> Exercise aim
Set down the data below from its first line to the line holding "const yTicks = [0,10,20,30,40,50,60,70,80,90];", inclusive; omit all pictures.

> Dataset extract

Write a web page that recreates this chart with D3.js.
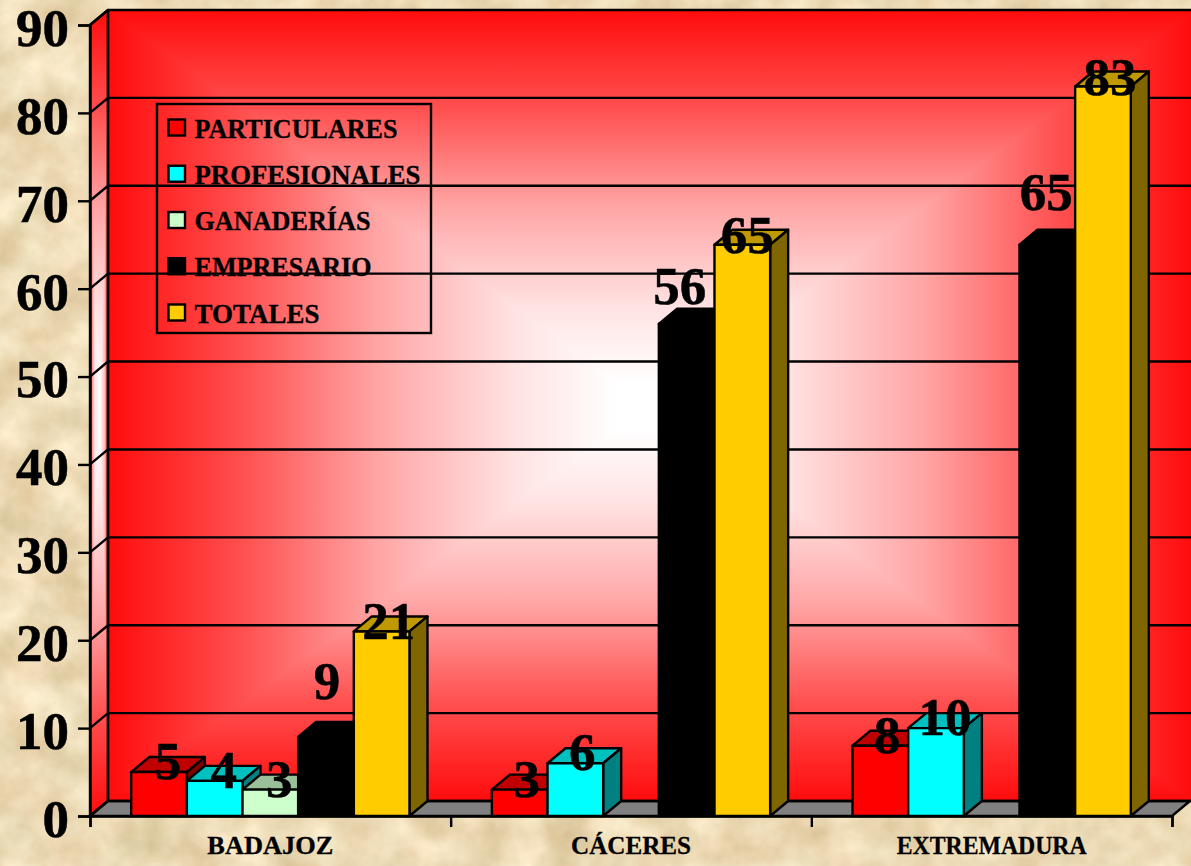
<!DOCTYPE html>
<html><head><meta charset="utf-8">
<script src="https://cdn.jsdelivr.net/npm/d3@7"></script>
<style>html,body{margin:0;padding:0;background:#e9dbb9;overflow:hidden}svg{display:block}
text{font-family:"Liberation Serif","Times New Roman",serif;font-weight:bold;fill:#000}</style>
</head><body><div id="chart"></div>
<script>
const categories = ["BADAJOZ","CÁCERES","EXTREMADURA"];
const seriesNames = ["PARTICULARES","PROFESIONALES","GANADERÍAS","EMPRESARIO","TOTALES"];
const particulares = [5,3,8];
const profesionales = [4,6,10];
const ganaderias = [3,null,null];
const empresario = [9,56,65];
const totales = [21,65,83];
const yTicks = [0,10,20,30,40,50,60,70,80,90];

const seriesValues = [particulares,profesionales,ganaderias,empresario,totales];
const colors = {
  PARTICULARES:{f:"#ff0000",t:"#c00000",s:"#800000"},
  PROFESIONALES:{f:"#00ffff",t:"#00c0c0",s:"#008080"},
  "GANADERÍAS":{f:"#ccffcc",t:"#99c099",s:"#668066"},
  EMPRESARIO:{f:"#000000",t:"#000000",s:"#000000"},
  TOTALES:{f:"#ffcc00",t:"#c09900",s:"#806600"}
};
// hand-placed label nudges of the original chart: [dx, baseline relative to bar top]
const labelNudge = {
  PARTICULARES:[[9,7],[7,7],[7,7]],
  PROFESIONALES:[[9,7],[7,7],[9,7]],
  "GANADERÍAS":[[9,7],[0,0],[0,0]],
  EMPRESARIO:[[1,-38],[-7,-20],[-1,-35]],
  TOTALES:[[7,8],[5,8],[7,8]]
};

const W=1191,H=866,dx=18,dy=15,lw=2.4;
const svg=d3.select("#chart").append("svg").attr("width",W).attr("height",H);
const defs=svg.append("defs");

// parchment texture
const f=defs.append("filter").attr("id","paper").attr("x",0).attr("y",0).attr("width","100%").attr("height","100%").attr("color-interpolation-filters","sRGB");
f.append("feTurbulence").attr("type","fractalNoise").attr("baseFrequency","0.022").attr("numOctaves",5).attr("seed",11).attr("result","n");
f.append("feColorMatrix").attr("in","n").attr("type","matrix").attr("values",
 "0.20 0.05 0 0 0.80  0.25 0 0 0 0.73  0.32 0 0 0 0.55  0 0 0 0 1");
svg.append("rect").attr("width",W).attr("height",H).attr("filter","url(#paper)");

const y=d3.scaleLinear().domain([0,90]).range([816,25]);
const x0=d3.scaleBand().domain(categories).range([90,1172]).paddingInner(0).paddingOuter(0);
const x1=d3.scaleBand().domain(seriesNames).range([0,x0.bandwidth()]).paddingInner(0).paddingOuter(0.74);
const edge=d3.scaleLinear().domain([0,3]).range([90,1172]);

// back wall : rectangular gradient (two ramps combined with "darken")
function ramp(id,x2,y2,stops){
  const g=defs.append("linearGradient").attr("id",id).attr("x1",0).attr("y1",0).attr("x2",x2).attr("y2",y2);
  stops.forEach(s=>g.append("stop").attr("offset",s[0]).attr("stop-color",s[1]));
}
const curve=[[0,"#ff0c0c"],[0.125,"#ff5050"],[0.25,"#ffa6a6"],[0.375,"#ffe2e2"],[0.47,"#ffffff"],[0.53,"#ffffff"],[0.625,"#ffe2e2"],[0.75,"#ffa6a6"],[0.875,"#ff5050"],[1,"#ff0c0c"]];
ramp("gH",1,0,curve);
ramp("gV",0,1,curve);
const wallTop=y(90)-dy, wallBot=y(0)-dy, wallL=90+dx, wallR=W+2;
const wall=svg.append("g").style("isolation","isolate");
wall.append("rect").attr("x",wallL).attr("y",wallTop).attr("width",wallR-wallL).attr("height",wallBot-wallTop).attr("fill","url(#gH)");
wall.append("rect").attr("x",wallL).attr("y",wallTop).attr("width",wallR-wallL).attr("height",wallBot-wallTop).attr("fill","url(#gV)").style("mix-blend-mode","darken");
// side wall
const sidePts=[[90,y(90)],[wallL,wallTop],[wallL,wallBot],[90,y(0)]].join(" ");
const side=svg.append("g").style("isolation","isolate");
ramp("gS",1,0,[[0,"#ff4040"],[0.25,"#ffe0e0"],[0.55,"#ffffff"],[0.8,"#ffc0c0"],[1,"#ff2020"]]);
side.append("polygon").attr("points",sidePts).attr("fill","url(#gV)");
side.append("polygon").attr("points",sidePts).attr("fill","url(#gS)").style("mix-blend-mode","darken");
svg.append("polygon").attr("points",sidePts).attr("fill","none").attr("stroke","#000").attr("stroke-width",lw).attr("stroke-linejoin","round");
// floor
svg.append("polygon").attr("points",[[90,y(0)],[1172,y(0)],[1172+dx,wallBot],[wallL,wallBot]].join(" ")).attr("fill","#808080").attr("stroke","#000").attr("stroke-width",lw);
// gridlines
const grid=svg.append("g").attr("fill","none").attr("stroke","#000").attr("stroke-width",lw);
grid.selectAll("path").data(yTicks).join("path").attr("d",v=>{
  const p=d3.path();p.moveTo(90,y(v));p.lineTo(wallL,y(v)-dy);p.lineTo(wallR,y(v)-dy);return p.toString();
});
svg.append("line").attr("x1",wallL).attr("x2",wallL).attr("y1",wallTop).attr("y2",wallBot).attr("stroke","#000").attr("stroke-width",lw);

// legend
const lg=svg.append("g");
lg.append("rect").attr("x",157).attr("y",104).attr("width",274).attr("height",229).attr("fill","none").attr("stroke","#000").attr("stroke-width",lw);
const legendRow=d3.scalePoint().domain(seriesNames).range([128,313]);
const legendWidths=[203,226,176,177,125];
seriesNames.forEach((n,i)=>{
  lg.append("rect").attr("x",168.5).attr("y",legendRow(n)-8.5).attr("width",16.5).attr("height",16).attr("fill",colors[n].f).attr("stroke","#000").attr("stroke-width",lw);
  lg.append("text").attr("x",194.5).attr("y",legendRow(n)+9.5).attr("font-size",27).attr("stroke","#000").attr("stroke-width",0.3).attr("textLength",legendWidths[i]).attr("lengthAdjust","spacingAndGlyphs").text(n);
});

// bars
const bars=svg.append("g").attr("stroke","#000").attr("stroke-width",lw).attr("stroke-linejoin","round");
categories.forEach((c,ci)=>{
  seriesNames.forEach((n,si)=>{
    const v=seriesValues[si][ci];
    if(v==null) return;
    const L=x0(c)+x1(n),R=L+x1.bandwidth(),T=y(v),B=y(0),col=colors[n];
    const g=bars.append("g");
    g.append("polygon").attr("points",[[L,T],[L+dx,T-dy],[R+dx,T-dy],[R,T]].join(" ")).attr("fill",col.t);
    g.append("polygon").attr("points",[[R,T],[R+dx,T-dy],[R+dx,B-dy],[R,B]].join(" ")).attr("fill",col.s);
    g.append("rect").attr("x",L).attr("y",T).attr("width",R-L).attr("height",B-T).attr("fill",col.f);
  });
});

// data labels
categories.forEach((c,ci)=>{
  seriesNames.forEach((n,si)=>{
    const v=seriesValues[si][ci];
    if(v==null) return;
    const nudge=labelNudge[n][ci];
    svg.append("text").attr("x",x0(c)+x1(n)+x1.bandwidth()/2+nudge[0]).attr("y",y(v)+nudge[1])
      .attr("text-anchor","middle").attr("font-size",53).attr("stroke","#000").attr("stroke-width",0.5).text(v);
  });
});

// axes
const axY=svg.append("g").attr("transform","translate(90,0)").call(d3.axisLeft(y).tickValues(yTicks).tickSize(12).tickPadding(9));
axY.select(".domain").attr("stroke","#000").attr("stroke-width",lw);
axY.selectAll(".tick line").attr("stroke","#000").attr("stroke-width",lw);
axY.selectAll("text").attr("font-size",53).attr("font-family",null).attr("dy","0.385em").attr("stroke","#000").attr("stroke-width",0.5);
const axE=svg.append("g").attr("transform","translate(0,816)").call(d3.axisBottom(edge).tickValues([0,1,2,3]).tickSize(11).tickFormat(""));
axE.select(".domain").attr("stroke","#000").attr("stroke-width",lw);
axE.selectAll(".tick line").attr("stroke","#000").attr("stroke-width",lw);
const axC=svg.append("g").attr("transform","translate(0,816)").call(d3.axisBottom(x0).tickSize(0).tickPadding(20));
axC.select(".domain").remove();
const catW=[126,120,190];
axC.selectAll("text").attr("font-size",25.5).attr("font-family",null).attr("dy","0.71em").attr("stroke","#000").attr("stroke-width",0.3)
  .attr("textLength",(d,i)=>catW[i]).attr("lengthAdjust","spacingAndGlyphs");
</script></body></html>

> Reply to the exercise
Write a web page that recreates this chart with D3.js.
<!DOCTYPE html>
<html><head><meta charset="utf-8">
<script src="https://cdn.jsdelivr.net/npm/d3@7"></script>
<style>html,body{margin:0;padding:0;background:#e9dbb9;overflow:hidden}svg{display:block}
text{font-family:"Liberation Serif","Times New Roman",serif;font-weight:bold;fill:#000}</style>
</head><body><div id="chart"></div>
<script>
const categories = ["BADAJOZ","CÁCERES","EXTREMADURA"];
const seriesNames = ["PARTICULARES","PROFESIONALES","GANADERÍAS","EMPRESARIO","TOTALES"];
const particulares = [5,3,8];
const profesionales = [4,6,10];
const ganaderias = [3,null,null];
const empresario = [9,56,65];
const totales = [21,65,83];
const yTicks = [0,10,20,30,40,50,60,70,80,90];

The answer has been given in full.